Urbanisation further aggravates matters. Dense built-up areas trap and reradiate heat, fuelling urban heat island effects that compound night-time warmth, particularly in Tier I and II cities . The study specifically cites districts containing large cities like Mumbai, Delhi, Ahmedabad, Hyderabad, Bhopal and Bhubaneswar as facing the greatest exposure. However, not all regions are equally disadvantaged. Districts in Odisha, with better green cover and water bodies, demonstrate resilience against heat extremes. This underlines that land-use strategy can reduce vulnerability—aligning directly with eco-friendly, equitable urban planning.
The study warns that many existing Heat Action Plans (HAPs) are outdated, focusing mainly on daytime temperatures. It calls for district-level updates that incorporate night-time heat trends, humidity metrics, demographic distributions, cooling infrastructure plans and climate-resilient finance mechanisms. CEEW’s report arrives amid real-time heatwave crises: the India Meteorological Department has issued red alerts across northwestern and eastern India, with persistent over‑44 °C readings in Delhi, Rajasthan, Punjab and Haryana. Experts link this to delayed monsoon currents and atmospheric shifts—a trend likely to intensify under climate change. The human cost is significant. India recorded over 40,000 suspected heatstroke cases and more than 110 confirmed deaths between March and June 2024. Outdoor employees, the elderly, children, urban poor and those with pre-existing conditions are especially at risk.

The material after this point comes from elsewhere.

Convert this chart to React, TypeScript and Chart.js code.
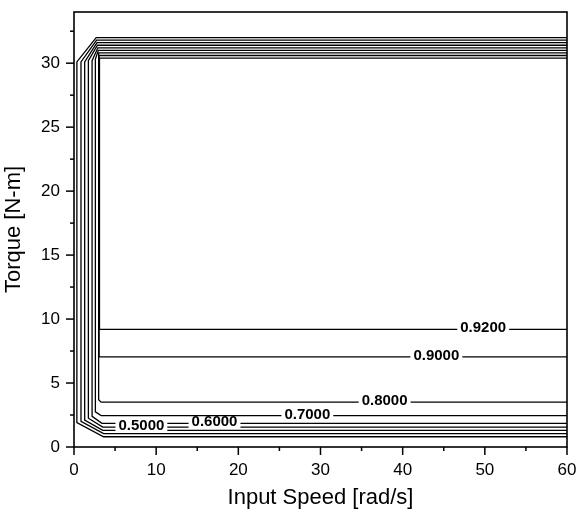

Analysts stress that mitigating this “invisible crisis” requires city-level urban greening, deployment of cool‑roof technology, scaling climate‑resilient infrastructure, and wide public and private investment into adaptive health systems. Enhanced HAPs funded through the State Disaster Mitigation Fund offer one such pathway. With India’s urban population projected to reach half the country by 2050, these insights underscore the urgency of rebounding with climate‑sensitive planning. Incorporating green corridors, night‑cool strategies, and inclusive heat‑proofing could be the linchpin between resilience and breakdown. India’s new heat‑risk matrix is not alarmism—it’s a wake‑up call. Redesigning cities, updating district protocols, and financing resilient health systems will be critical to confront a future where both days and nights threaten public well‑being.